Set problem:
Write out the entire listing below exactly as it appears, minus any pictures.

***

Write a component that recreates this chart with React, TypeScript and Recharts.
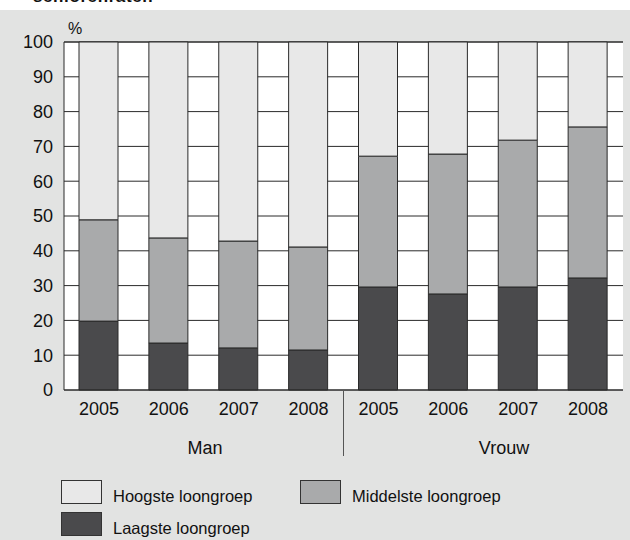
import React from "react";
import { BarChart, Bar, XAxis, YAxis, CartesianGrid } from "recharts";

const years = ["2005", "2006", "2007", "2008", "2005", "2006", "2007", "2008"];
const groups = ["Man", "Man", "Man", "Man", "Vrouw", "Vrouw", "Vrouw", "Vrouw"];
const laagste = [19.8, 13.5, 12.1, 11.5, 29.6, 27.6, 29.6, 32.2];
const middelste = [29.1, 30.2, 30.7, 29.6, 37.6, 40.2, 42.2, 43.4];
const hoogste = [51.1, 56.3, 57.2, 58.9, 32.8, 32.2, 28.2, 24.4];
const yTicks = [0, 10, 20, 30, 40, 50, 60, 70, 80, 90, 100];

const data = years.map((year, i) => ({
  key: `${groups[i]}-${year}`,
  year,
  laag: laagste[i],
  midden: middelste[i],
  hoog: hoogste[i],
}));

const FONT = "'Liberation Sans', Arial, Helvetica, sans-serif";
const BG = "#e2e3e2";
const DARK = "#4a4a4c";
const MID = "#a9aaab";
const LIGHT = "#e8e8e8";
const LINE = "#2a2a2a";

function LegendItem({ color, label, x, y }: { color: string; label: string; x: number; y: number }) {
  return (
    <div style={{ position: "absolute", left: x, top: y, display: "flex", alignItems: "center" }}>
      <div
        style={{
          width: 39,
          height: 22,
          background: color,
          border: "1px solid #333",
        }}
      />
      <span style={{ marginLeft: 11, marginTop: 10, fontSize: 16.5, color: "#111" }}>{label}</span>
    </div>
  );
}

export default function App() {
  return (
    <div
      style={{
        position: "absolute",
        left: 0,
        top: 0,
        width: 630,
        height: 540,
        background: "#fff",
        fontFamily: FONT,
        overflow: "hidden",
      }}
    >
      {/* title, cut off above the panel as in the source */}
      <div
        style={{
          position: "absolute",
          left: 33,
          top: -13,
          fontSize: 17,
          fontWeight: 700,
          color: "#111",
          letterSpacing: 0.6,
        }}
      >
        seniorenraten
      </div>
      <div style={{ position: "absolute", left: 0, top: 10, width: 630, height: 530, background: BG }} />

      <div style={{ position: "absolute", left: 0, top: 0 }}>
        <BarChart
          width={630}
          height={540}
          data={data}
          margin={{ top: 42, right: 7, bottom: 120, left: 0 }}
          barCategoryGap={0}
        >
          <CartesianGrid
            yAxisId="left"
            vertical={false}
            stroke={LINE}
            strokeWidth={1}
            fill="#ffffff"
            fillOpacity={1}
          />
          <XAxis
            dataKey="key"
            tickFormatter={(v: string) => v.split("-")[1]}
            axisLine={{ stroke: LINE }}
            tickLine={false}
            tickSize={0}
            tickMargin={12}
            height={30}
            interval={0}
            tick={{ fontSize: 18, fill: "#111", fontFamily: FONT }}
          />
          <YAxis
            yAxisId="left"
            domain={[0, 100]}
            ticks={yTicks}
            width={64}
            axisLine={{ stroke: LINE }}
            tickLine={false}
            tickSize={0}
            tickMargin={11}
            interval={0}
            tick={{ fontSize: 18, fill: "#111", fontFamily: FONT }}
          />
          <YAxis
            yAxisId="right"
            orientation="right"
            domain={[0, 100]}
            width={0}
            axisLine={{ stroke: LINE }}
            tick={false}
            tickLine={false}
          />
          <Bar yAxisId="left" dataKey="laag" stackId="s" barSize={39} fill={DARK} stroke={LINE} strokeWidth={1} isAnimationActive={false} />
          <Bar yAxisId="left" dataKey="midden" stackId="s" barSize={39} fill={MID} stroke={LINE} strokeWidth={1} isAnimationActive={false} />
          <Bar yAxisId="left" dataKey="hoog" stackId="s" barSize={39} fill={LIGHT} stroke={LINE} strokeWidth={1} isAnimationActive={false} />
        </BarChart>
      </div>

      <div style={{ position: "absolute", left: 68, top: 20, fontSize: 16, color: "#111" }}>%</div>

      {/* group labels and divider */}
      <div style={{ position: "absolute", left: 343, top: 391, width: 1, height: 65, background: "#555" }} />
      <div style={{ position: "absolute", left: 185, top: 438, width: 40, textAlign: "center", fontSize: 18, color: "#111" }}>
        Man
      </div>
      <div style={{ position: "absolute", left: 474, top: 438, width: 60, textAlign: "center", fontSize: 18, color: "#111" }}>
        Vrouw
      </div>

      <LegendItem color={LIGHT} label="Hoogste loongroep" x={61} y={477} />
      <LegendItem color={MID} label="Middelste loongroep" x={300} y={477} />
      <LegendItem color={DARK} label="Laagste loongroep" x={61} y={509} />
    </div>
  );
}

***

Completed task:
Write a component that recreates this chart with React, TypeScript and Recharts.
import React from "react";
import { BarChart, Bar, XAxis, YAxis, CartesianGrid } from "recharts";

const years = ["2005", "2006", "2007", "2008", "2005", "2006", "2007", "2008"];
const groups = ["Man", "Man", "Man", "Man", "Vrouw", "Vrouw", "Vrouw", "Vrouw"];
const laagste = [19.8, 13.5, 12.1, 11.5, 29.6, 27.6, 29.6, 32.2];
const middelste = [29.1, 30.2, 30.7, 29.6, 37.6, 40.2, 42.2, 43.4];
const hoogste = [51.1, 56.3, 57.2, 58.9, 32.8, 32.2, 28.2, 24.4];
const yTicks = [0, 10, 20, 30, 40, 50, 60, 70, 80, 90, 100];

const data = years.map((year, i) => ({
  key: `${groups[i]}-${year}`,
  year,
  laag: laagste[i],
  midden: middelste[i],
  hoog: hoogste[i],
}));

const FONT = "'Liberation Sans', Arial, Helvetica, sans-serif";
const BG = "#e2e3e2";
const DARK = "#4a4a4c";
const MID = "#a9aaab";
const LIGHT = "#e8e8e8";
const LINE = "#2a2a2a";

function LegendItem({ color, label, x, y }: { color: string; label: string; x: number; y: number }) {
  return (
    <div style={{ position: "absolute", left: x, top: y, display: "flex", alignItems: "center" }}>
      <div
        style={{
          width: 39,
          height: 22,
          background: color,
          border: "1px solid #333",
        }}
      />
      <span style={{ marginLeft: 11, marginTop: 10, fontSize: 16.5, color: "#111" }}>{label}</span>
    </div>
  );
}

export default function App() {
  return (
    <div
      style={{
        position: "absolute",
        left: 0,
        top: 0,
        width: 630,
        height: 540,
        background: "#fff",
        fontFamily: FONT,
        overflow: "hidden",
      }}
    >
      {/* title, cut off above the panel as in the source */}
      <div
        style={{
          position: "absolute",
          left: 33,
          top: -13,
          fontSize: 17,
          fontWeight: 700,
          color: "#111",
          letterSpacing: 0.6,
        }}
      >
        seniorenraten
      </div>
      <div style={{ position: "absolute", left: 0, top: 10, width: 630, height: 530, background: BG }} />

      <div style={{ position: "absolute", left: 0, top: 0 }}>
        <BarChart
          width={630}
          height={540}
          data={data}
          margin={{ top: 42, right: 7, bottom: 120, left: 0 }}
          barCategoryGap={0}
        >
          <CartesianGrid
            yAxisId="left"
            vertical={false}
            stroke={LINE}
            strokeWidth={1}
            fill="#ffffff"
            fillOpacity={1}
          />
          <XAxis
            dataKey="key"
            tickFormatter={(v: string) => v.split("-")[1]}
            axisLine={{ stroke: LINE }}
            tickLine={false}
            tickSize={0}
            tickMargin={12}
            height={30}
            interval={0}
            tick={{ fontSize: 18, fill: "#111", fontFamily: FONT }}
          />
          <YAxis
            yAxisId="left"
            domain={[0, 100]}
            ticks={yTicks}
            width={64}
            axisLine={{ stroke: LINE }}
            tickLine={false}
            tickSize={0}
            tickMargin={11}
            interval={0}
            tick={{ fontSize: 18, fill: "#111", fontFamily: FONT }}
          />
          <YAxis
            yAxisId="right"
            orientation="right"
            domain={[0, 100]}
            width={0}
            axisLine={{ stroke: LINE }}
            tick={false}
            tickLine={false}
          />
          <Bar yAxisId="left" dataKey="laag" stackId="s" barSize={39} fill={DARK} stroke={LINE} strokeWidth={1} isAnimationActive={false} />
          <Bar yAxisId="left" dataKey="midden" stackId="s" barSize={39} fill={MID} stroke={LINE} strokeWidth={1} isAnimationActive={false} />
          <Bar yAxisId="left" dataKey="hoog" stackId="s" barSize={39} fill={LIGHT} stroke={LINE} strokeWidth={1} isAnimationActive={false} />
        </BarChart>
      </div>

      <div style={{ position: "absolute", left: 68, top: 20, fontSize: 16, color: "#111" }}>%</div>

      {/* group labels and divider */}
      <div style={{ position: "absolute", left: 343, top: 391, width: 1, height: 65, background: "#555" }} />
      <div style={{ position: "absolute", left: 185, top: 438, width: 40, textAlign: "center", fontSize: 18, color: "#111" }}>
        Man
      </div>
      <div style={{ position: "absolute", left: 474, top: 438, width: 60, textAlign: "center", fontSize: 18, color: "#111" }}>
        Vrouw
      </div>

      <LegendItem color={LIGHT} label="Hoogste loongroep" x={61} y={477} />
      <LegendItem color={MID} label="Middelste loongroep" x={300} y={477} />
      <LegendItem color={DARK} label="Laagste loongroep" x={61} y={509} />
    </div>
  );
}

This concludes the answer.